I don’t know many things for sure, but I do know that you need more Ozick in your life. Yes, yes... You’ve heard her name for ages but you’ve never quite gotten around to reading her. (Unless you have, and then you know.) I bought her novel Heir to the Glimmering World when it came out in 2005 and stuck it on my shelf but didn’t read it. Then I moved it from Brooklyn to Portland in 2007 and stuck it on my shelf here but still didn’t read it. Then at some point I either sold it to Powell’s or gave it away because I’d had it for years and hadn’t read it. In 2021 I read a library copy of Antiquities and liked it very much, but it didn’t knock my socks off. That was the extent of my Ozick knowledge.
So this year, for reasons I can’t remember, I borrowed her 1997 novel, The Puttermesser Papers, from the library, not going in expecting all that much. Socks? Knocked off. Socks knocked all the fucking way off. It’s a masterpiece. (I then bought a copy, because that’s my rule with library books that I really love.) Seriously. One of the best novels I’ve ever read, and unlike any other novel I’ve ever read. It’s definitely influenced by Yiddish folktales, but still manages to be entirely Ozick’s own. (There’s a golem in it!) Fantastical and yet somehow deeply grounded in the world. I don’t know how she did it.
From there I moved on to The Messiah of Stockholm, which is about identity and trauma among Jewish refugees in post-war Europe. There is the potential here too for the fantastic, but it gets snuffed out by the end, though I don’t want to reveal too much because you should read it for yourself. Another swift, brilliant novel, wholly different from The Puttermesser Papers.
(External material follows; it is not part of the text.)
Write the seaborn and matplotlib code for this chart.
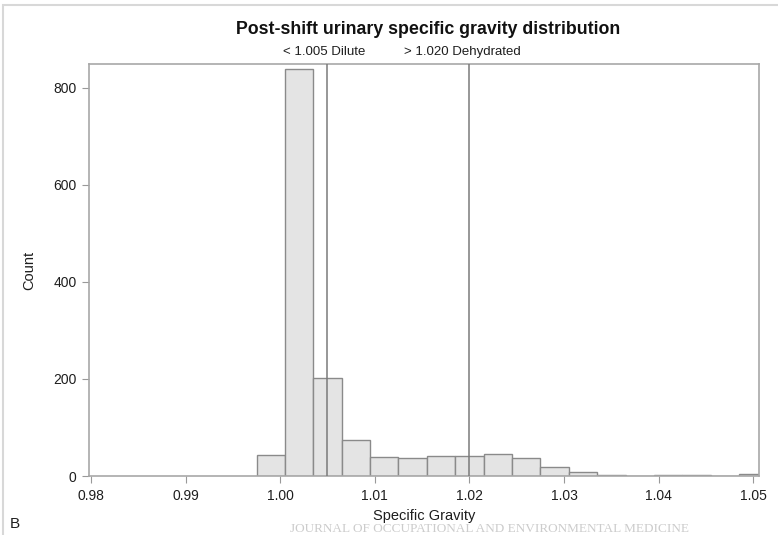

Next I read Heir to the Glimmering World (finally, after all these years!) and honestly was glad that I hadn’t read it before The Puttermesser Papers. Because...it was fine. It was well-written. But... Yeah. It didn’t do much for me. If I had read it back in 2005, that might have been it for me with Ozick, because there are so many books in the world and that one just didn’t grab me.
Onward. Next I read Foreign Bodies. In this one, set in the early fifties, a middle-aged New York school teacher, Bea Nightingale, allows her asshole brother to talk her into going to Paris to try to convince his son to return home to the States. Hijinks ensue. Okay, not actual hijinks. It’s grimmer than that. And you will likely want to grab the nephew by the scruff of the neck and shake him. But Bea is a fantastic character, and the web of relationships among the characters is beautifully wrought. I read after the fact that Ozick wrote this as a retelling of James’ The Ambassadors, a book I read in 1993 or so and recall absolutely nothing from, so I can’t speak to that. I loved the book entirely on its own merits.
I have several more of her books waiting for me in my to-be-read pile. Next up is The Cannibal Galaxy.
I may or may not post here again before the end of the year. If I’m not back here before January, I wish you all a happy new year, with the hope that next year will be a better, happier, kinder, safer, more peaceful one for all of us, with plenty of Cynthia Ozick novels in it.